### [What to do]
Produce an exact copy of all the data below, dropping every image.

___ Supplied data ___

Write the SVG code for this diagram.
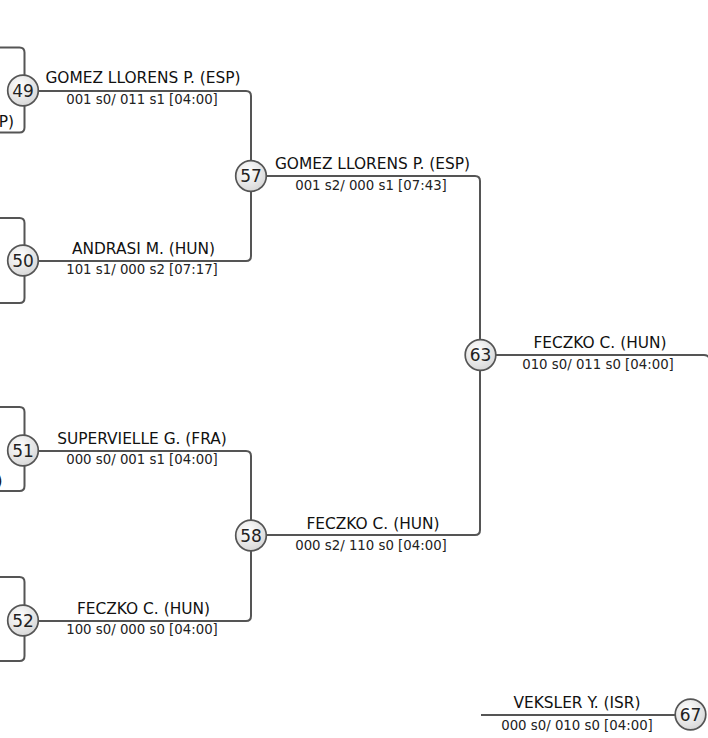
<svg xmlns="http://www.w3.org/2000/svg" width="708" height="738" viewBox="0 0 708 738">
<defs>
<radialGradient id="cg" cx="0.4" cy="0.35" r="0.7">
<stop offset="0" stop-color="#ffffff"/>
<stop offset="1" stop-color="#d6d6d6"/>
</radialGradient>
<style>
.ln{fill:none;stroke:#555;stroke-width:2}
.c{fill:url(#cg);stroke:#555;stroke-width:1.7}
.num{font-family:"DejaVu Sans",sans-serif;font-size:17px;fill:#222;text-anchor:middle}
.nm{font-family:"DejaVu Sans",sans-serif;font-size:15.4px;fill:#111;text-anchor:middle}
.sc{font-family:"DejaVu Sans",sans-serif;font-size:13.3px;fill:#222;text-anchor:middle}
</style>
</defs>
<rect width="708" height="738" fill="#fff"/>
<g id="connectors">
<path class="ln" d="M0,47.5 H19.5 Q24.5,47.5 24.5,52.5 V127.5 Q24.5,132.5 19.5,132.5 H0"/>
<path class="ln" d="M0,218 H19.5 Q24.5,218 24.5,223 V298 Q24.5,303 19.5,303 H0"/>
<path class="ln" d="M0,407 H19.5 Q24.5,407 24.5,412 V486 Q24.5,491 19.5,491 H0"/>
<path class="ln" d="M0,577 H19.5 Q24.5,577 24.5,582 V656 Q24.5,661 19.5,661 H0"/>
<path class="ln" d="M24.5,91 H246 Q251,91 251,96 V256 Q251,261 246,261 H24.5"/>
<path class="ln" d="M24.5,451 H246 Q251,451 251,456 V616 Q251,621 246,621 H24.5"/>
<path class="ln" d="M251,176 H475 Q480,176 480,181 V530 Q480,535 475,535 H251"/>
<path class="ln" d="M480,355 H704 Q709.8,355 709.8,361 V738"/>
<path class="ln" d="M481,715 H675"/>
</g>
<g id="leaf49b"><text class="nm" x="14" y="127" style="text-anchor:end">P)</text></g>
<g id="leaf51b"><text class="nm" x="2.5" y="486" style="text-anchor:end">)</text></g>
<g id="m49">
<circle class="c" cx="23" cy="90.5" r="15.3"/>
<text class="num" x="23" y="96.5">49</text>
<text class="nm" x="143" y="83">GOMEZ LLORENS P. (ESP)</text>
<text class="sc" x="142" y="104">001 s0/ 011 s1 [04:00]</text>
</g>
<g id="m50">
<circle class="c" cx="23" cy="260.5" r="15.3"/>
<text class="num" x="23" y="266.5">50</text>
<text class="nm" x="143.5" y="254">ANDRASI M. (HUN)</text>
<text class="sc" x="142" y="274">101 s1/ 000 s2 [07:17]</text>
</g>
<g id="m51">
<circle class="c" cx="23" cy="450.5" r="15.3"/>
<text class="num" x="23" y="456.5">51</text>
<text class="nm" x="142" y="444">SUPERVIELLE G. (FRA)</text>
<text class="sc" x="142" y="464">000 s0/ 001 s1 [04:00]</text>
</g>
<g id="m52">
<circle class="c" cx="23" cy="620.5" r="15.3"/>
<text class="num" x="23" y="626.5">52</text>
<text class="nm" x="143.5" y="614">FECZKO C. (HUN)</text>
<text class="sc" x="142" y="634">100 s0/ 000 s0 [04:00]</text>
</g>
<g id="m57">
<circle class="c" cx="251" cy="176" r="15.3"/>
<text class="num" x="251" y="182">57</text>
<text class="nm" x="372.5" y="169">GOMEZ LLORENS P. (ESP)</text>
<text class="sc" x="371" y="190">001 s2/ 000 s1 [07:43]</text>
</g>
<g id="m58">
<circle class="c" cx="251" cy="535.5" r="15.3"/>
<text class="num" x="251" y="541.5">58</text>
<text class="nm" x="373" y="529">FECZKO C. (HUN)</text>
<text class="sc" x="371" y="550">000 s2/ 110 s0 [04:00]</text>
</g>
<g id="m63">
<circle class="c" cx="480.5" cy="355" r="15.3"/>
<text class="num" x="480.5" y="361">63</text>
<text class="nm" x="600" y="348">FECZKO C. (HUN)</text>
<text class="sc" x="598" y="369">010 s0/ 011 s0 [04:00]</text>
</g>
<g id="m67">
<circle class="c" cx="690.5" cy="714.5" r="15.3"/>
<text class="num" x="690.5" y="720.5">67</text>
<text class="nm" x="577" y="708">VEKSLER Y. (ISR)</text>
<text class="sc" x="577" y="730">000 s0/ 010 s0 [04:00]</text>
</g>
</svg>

___

### [Task answer]
Write the SVG code for this diagram.
<svg xmlns="http://www.w3.org/2000/svg" width="708" height="738" viewBox="0 0 708 738">
<defs>
<radialGradient id="cg" cx="0.4" cy="0.35" r="0.7">
<stop offset="0" stop-color="#ffffff"/>
<stop offset="1" stop-color="#d6d6d6"/>
</radialGradient>
<style>
.ln{fill:none;stroke:#555;stroke-width:2}
.c{fill:url(#cg);stroke:#555;stroke-width:1.7}
.num{font-family:"DejaVu Sans",sans-serif;font-size:17px;fill:#222;text-anchor:middle}
.nm{font-family:"DejaVu Sans",sans-serif;font-size:15.4px;fill:#111;text-anchor:middle}
.sc{font-family:"DejaVu Sans",sans-serif;font-size:13.3px;fill:#222;text-anchor:middle}
</style>
</defs>
<rect width="708" height="738" fill="#fff"/>
<g id="connectors">
<path class="ln" d="M0,47.5 H19.5 Q24.5,47.5 24.5,52.5 V127.5 Q24.5,132.5 19.5,132.5 H0"/>
<path class="ln" d="M0,218 H19.5 Q24.5,218 24.5,223 V298 Q24.5,303 19.5,303 H0"/>
<path class="ln" d="M0,407 H19.5 Q24.5,407 24.5,412 V486 Q24.5,491 19.5,491 H0"/>
<path class="ln" d="M0,577 H19.5 Q24.5,577 24.5,582 V656 Q24.5,661 19.5,661 H0"/>
<path class="ln" d="M24.5,91 H246 Q251,91 251,96 V256 Q251,261 246,261 H24.5"/>
<path class="ln" d="M24.5,451 H246 Q251,451 251,456 V616 Q251,621 246,621 H24.5"/>
<path class="ln" d="M251,176 H475 Q480,176 480,181 V530 Q480,535 475,535 H251"/>
<path class="ln" d="M480,355 H704 Q709.8,355 709.8,361 V738"/>
<path class="ln" d="M481,715 H675"/>
</g>
<g id="leaf49b"><text class="nm" x="14" y="127" style="text-anchor:end">P)</text></g>
<g id="leaf51b"><text class="nm" x="2.5" y="486" style="text-anchor:end">)</text></g>
<g id="m49">
<circle class="c" cx="23" cy="90.5" r="15.3"/>
<text class="num" x="23" y="96.5">49</text>
<text class="nm" x="143" y="83">GOMEZ LLORENS P. (ESP)</text>
<text class="sc" x="142" y="104">001 s0/ 011 s1 [04:00]</text>
</g>
<g id="m50">
<circle class="c" cx="23" cy="260.5" r="15.3"/>
<text class="num" x="23" y="266.5">50</text>
<text class="nm" x="143.5" y="254">ANDRASI M. (HUN)</text>
<text class="sc" x="142" y="274">101 s1/ 000 s2 [07:17]</text>
</g>
<g id="m51">
<circle class="c" cx="23" cy="450.5" r="15.3"/>
<text class="num" x="23" y="456.5">51</text>
<text class="nm" x="142" y="444">SUPERVIELLE G. (FRA)</text>
<text class="sc" x="142" y="464">000 s0/ 001 s1 [04:00]</text>
</g>
<g id="m52">
<circle class="c" cx="23" cy="620.5" r="15.3"/>
<text class="num" x="23" y="626.5">52</text>
<text class="nm" x="143.5" y="614">FECZKO C. (HUN)</text>
<text class="sc" x="142" y="634">100 s0/ 000 s0 [04:00]</text>
</g>
<g id="m57">
<circle class="c" cx="251" cy="176" r="15.3"/>
<text class="num" x="251" y="182">57</text>
<text class="nm" x="372.5" y="169">GOMEZ LLORENS P. (ESP)</text>
<text class="sc" x="371" y="190">001 s2/ 000 s1 [07:43]</text>
</g>
<g id="m58">
<circle class="c" cx="251" cy="535.5" r="15.3"/>
<text class="num" x="251" y="541.5">58</text>
<text class="nm" x="373" y="529">FECZKO C. (HUN)</text>
<text class="sc" x="371" y="550">000 s2/ 110 s0 [04:00]</text>
</g>
<g id="m63">
<circle class="c" cx="480.5" cy="355" r="15.3"/>
<text class="num" x="480.5" y="361">63</text>
<text class="nm" x="600" y="348">FECZKO C. (HUN)</text>
<text class="sc" x="598" y="369">010 s0/ 011 s0 [04:00]</text>
</g>
<g id="m67">
<circle class="c" cx="690.5" cy="714.5" r="15.3"/>
<text class="num" x="690.5" y="720.5">67</text>
<text class="nm" x="577" y="708">VEKSLER Y. (ISR)</text>
<text class="sc" x="577" y="730">000 s0/ 010 s0 [04:00]</text>
</g>
</svg>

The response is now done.